Exercise requirements –
Extract all lines in the data that contain the word "this".

Data for processing –
:::::

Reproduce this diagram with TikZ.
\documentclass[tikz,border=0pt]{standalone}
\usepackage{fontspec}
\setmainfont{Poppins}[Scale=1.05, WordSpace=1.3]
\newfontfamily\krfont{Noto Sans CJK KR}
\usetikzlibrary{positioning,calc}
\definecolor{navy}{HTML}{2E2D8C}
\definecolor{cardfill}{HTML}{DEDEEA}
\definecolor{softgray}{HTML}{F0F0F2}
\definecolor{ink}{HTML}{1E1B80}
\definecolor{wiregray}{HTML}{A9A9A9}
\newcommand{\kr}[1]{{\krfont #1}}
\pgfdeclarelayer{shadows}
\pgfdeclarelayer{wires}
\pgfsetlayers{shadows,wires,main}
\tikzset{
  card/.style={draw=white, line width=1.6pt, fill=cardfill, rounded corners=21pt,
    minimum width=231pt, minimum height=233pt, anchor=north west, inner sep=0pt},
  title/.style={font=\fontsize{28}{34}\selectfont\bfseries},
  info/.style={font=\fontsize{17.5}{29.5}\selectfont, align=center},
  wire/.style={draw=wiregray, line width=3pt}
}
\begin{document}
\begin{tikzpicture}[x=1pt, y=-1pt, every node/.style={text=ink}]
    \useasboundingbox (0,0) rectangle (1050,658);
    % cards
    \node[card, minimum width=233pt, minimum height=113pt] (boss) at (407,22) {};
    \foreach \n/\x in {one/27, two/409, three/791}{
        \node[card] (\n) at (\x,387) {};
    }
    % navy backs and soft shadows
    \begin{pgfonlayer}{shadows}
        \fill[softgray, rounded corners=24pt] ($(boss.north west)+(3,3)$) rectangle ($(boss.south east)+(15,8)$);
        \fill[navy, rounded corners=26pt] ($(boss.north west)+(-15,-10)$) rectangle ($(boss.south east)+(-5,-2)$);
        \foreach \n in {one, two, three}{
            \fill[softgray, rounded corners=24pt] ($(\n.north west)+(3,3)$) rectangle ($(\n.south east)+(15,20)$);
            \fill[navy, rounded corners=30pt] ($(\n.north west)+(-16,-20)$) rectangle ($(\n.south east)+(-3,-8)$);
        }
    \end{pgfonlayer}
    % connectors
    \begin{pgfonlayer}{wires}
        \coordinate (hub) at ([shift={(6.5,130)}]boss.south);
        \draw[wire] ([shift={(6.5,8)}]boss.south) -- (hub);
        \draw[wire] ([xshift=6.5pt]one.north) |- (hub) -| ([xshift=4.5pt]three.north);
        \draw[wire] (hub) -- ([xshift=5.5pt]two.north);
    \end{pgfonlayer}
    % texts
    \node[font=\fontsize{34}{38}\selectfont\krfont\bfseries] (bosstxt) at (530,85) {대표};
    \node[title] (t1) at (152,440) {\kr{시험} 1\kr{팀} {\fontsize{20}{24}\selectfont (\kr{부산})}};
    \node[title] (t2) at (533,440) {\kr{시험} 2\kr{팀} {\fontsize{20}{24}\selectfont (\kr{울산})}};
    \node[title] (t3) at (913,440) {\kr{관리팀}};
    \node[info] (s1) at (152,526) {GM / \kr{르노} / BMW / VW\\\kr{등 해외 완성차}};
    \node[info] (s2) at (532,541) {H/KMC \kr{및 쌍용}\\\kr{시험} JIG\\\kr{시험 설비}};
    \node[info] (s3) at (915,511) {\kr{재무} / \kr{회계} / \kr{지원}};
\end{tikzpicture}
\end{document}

:::::

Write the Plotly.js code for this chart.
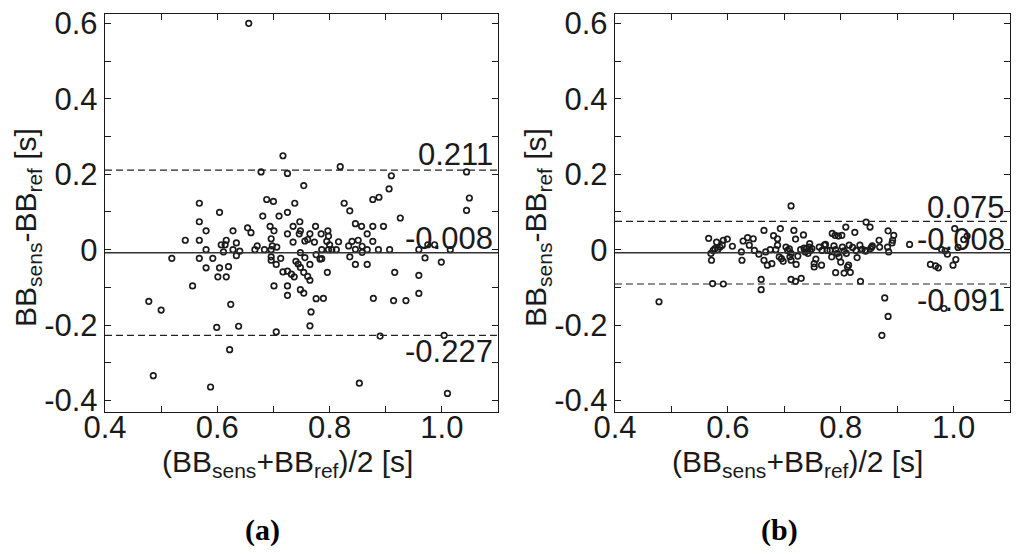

:::::

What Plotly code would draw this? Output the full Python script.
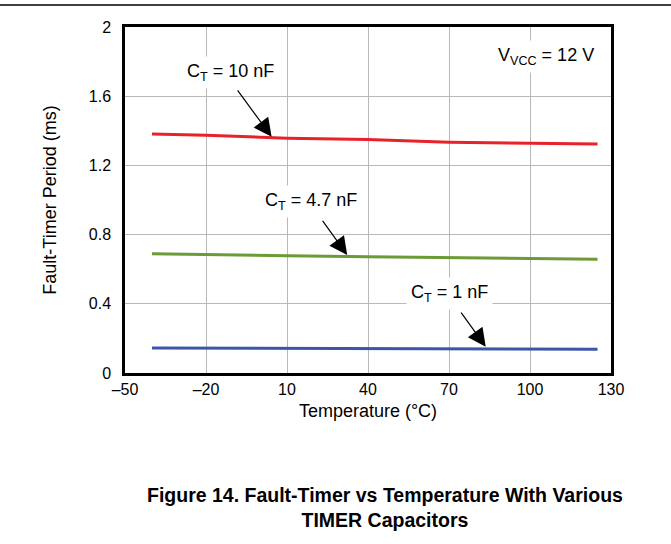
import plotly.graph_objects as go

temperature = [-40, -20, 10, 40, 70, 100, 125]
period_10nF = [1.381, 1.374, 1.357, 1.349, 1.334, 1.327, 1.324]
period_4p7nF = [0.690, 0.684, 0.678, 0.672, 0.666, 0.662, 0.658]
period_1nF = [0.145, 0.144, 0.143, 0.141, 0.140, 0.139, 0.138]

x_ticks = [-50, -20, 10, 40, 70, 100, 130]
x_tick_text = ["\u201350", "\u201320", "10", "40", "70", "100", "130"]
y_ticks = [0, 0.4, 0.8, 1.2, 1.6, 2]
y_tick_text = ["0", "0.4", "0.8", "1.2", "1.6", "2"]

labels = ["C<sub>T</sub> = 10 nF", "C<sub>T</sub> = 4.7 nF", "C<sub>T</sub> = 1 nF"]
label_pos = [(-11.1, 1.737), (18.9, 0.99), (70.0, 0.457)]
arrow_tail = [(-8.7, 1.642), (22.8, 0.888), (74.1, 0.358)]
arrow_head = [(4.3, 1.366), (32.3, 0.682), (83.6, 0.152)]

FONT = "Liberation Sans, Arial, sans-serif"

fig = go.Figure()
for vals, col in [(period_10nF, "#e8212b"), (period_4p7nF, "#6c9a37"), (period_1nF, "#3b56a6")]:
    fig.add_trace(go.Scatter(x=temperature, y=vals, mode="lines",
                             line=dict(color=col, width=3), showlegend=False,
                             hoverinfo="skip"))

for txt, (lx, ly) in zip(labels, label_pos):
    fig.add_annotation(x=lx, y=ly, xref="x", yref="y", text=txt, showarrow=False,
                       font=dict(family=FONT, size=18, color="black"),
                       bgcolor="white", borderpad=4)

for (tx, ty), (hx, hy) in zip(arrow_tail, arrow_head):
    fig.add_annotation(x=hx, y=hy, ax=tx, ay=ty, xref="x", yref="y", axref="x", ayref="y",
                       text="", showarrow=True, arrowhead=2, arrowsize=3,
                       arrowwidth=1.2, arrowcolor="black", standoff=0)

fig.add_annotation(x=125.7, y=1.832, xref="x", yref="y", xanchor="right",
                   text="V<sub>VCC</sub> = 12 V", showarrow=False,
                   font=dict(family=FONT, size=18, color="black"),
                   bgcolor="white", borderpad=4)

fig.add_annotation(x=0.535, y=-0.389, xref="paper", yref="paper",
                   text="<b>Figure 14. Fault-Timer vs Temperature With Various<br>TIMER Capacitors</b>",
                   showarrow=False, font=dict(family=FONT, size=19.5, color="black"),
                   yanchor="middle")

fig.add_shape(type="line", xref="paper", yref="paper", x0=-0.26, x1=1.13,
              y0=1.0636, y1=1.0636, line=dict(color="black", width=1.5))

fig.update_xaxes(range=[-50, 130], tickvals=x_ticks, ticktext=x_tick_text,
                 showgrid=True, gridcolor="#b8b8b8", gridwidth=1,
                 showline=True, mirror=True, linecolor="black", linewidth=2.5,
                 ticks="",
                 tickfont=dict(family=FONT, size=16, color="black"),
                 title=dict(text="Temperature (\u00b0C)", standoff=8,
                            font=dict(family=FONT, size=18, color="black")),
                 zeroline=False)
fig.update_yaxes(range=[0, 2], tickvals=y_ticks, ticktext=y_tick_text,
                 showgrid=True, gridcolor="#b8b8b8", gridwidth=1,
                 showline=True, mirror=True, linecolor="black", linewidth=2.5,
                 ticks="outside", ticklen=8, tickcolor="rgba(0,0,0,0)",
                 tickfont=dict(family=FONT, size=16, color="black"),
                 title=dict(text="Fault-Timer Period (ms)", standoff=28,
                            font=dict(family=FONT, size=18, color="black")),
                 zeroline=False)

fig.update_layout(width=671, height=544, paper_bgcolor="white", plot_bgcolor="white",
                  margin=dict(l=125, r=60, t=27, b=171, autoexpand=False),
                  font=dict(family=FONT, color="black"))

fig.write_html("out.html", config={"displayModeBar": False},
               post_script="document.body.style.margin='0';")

:::::

Answer to the problem –
Reproduce this diagram with TikZ.
Write the Plotly.js code for this chart.
What Plotly code would draw this? Output the full Python script.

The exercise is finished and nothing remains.